De esta manera, las pedagogías de la exposición nos hicieron cada vez más fuertes, más tenaces, más inquebrantables; nos supuso el hartazgo, nos llevó a la calle, nos tiene en un presente consolidado por la figura de Octubre. Sin embargo: un Oktoberfest en Villa Baviera, una señora al interior de un invernadero con sol de mañana hablando de una imagen lozana de Pinochet.

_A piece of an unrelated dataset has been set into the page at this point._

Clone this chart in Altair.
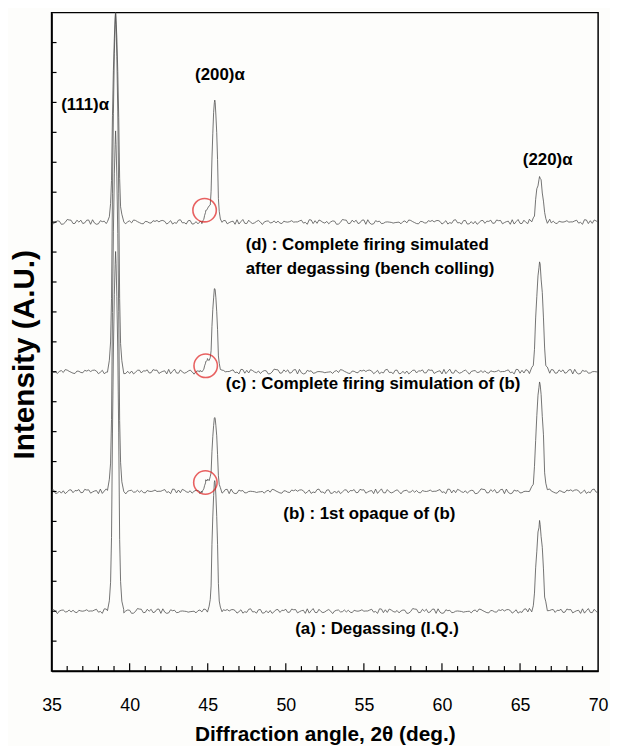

El montaje musicaliza el vértigo y la transparencia testimonial con los cantos de la comunidad –los mismos que han sido entonados desde sus inicios. Esta polarización entre lo que escuchamos y lo que vemos, pone en primer término las tensiones que definen los lugares por donde la obra transita: un sauna que antes fue bodega y también un escondite para ultimar a las víctimas. La interpelación honesta de una madre sobre el binomio entre el amor y el coito –nunca una experiencia para ella. Los actos de fe que hoy se corresponden como vejaciones sexuales. La museografía del trauma emplazando un discurso de superación y olvido a las personas que visitan las dependencias de Villa Baviera. La explicación objetiva de uno de los protagonistas señalando que dichas fosas corresponden a la búsqueda de ex presxs políticos. El retorno constante a las alabanzas y a los coros paridos por la doctrina.

Cantos de represión distorsiona el acostumbramiento con el nodo de la dictadura, reduce la capacidad de soporte frente a lo que se nos da a ver. El agenciamiento de un olvido que lo puede todo y la constatación de esta realidad en el hoy (2020) son ese vértigo como experiencia de escucha. Son también la convocatoria cada vez más urgente de las múltiples pedagogías de la exposición. Es un nunca acostumbrarse, un desmoronarse siempre.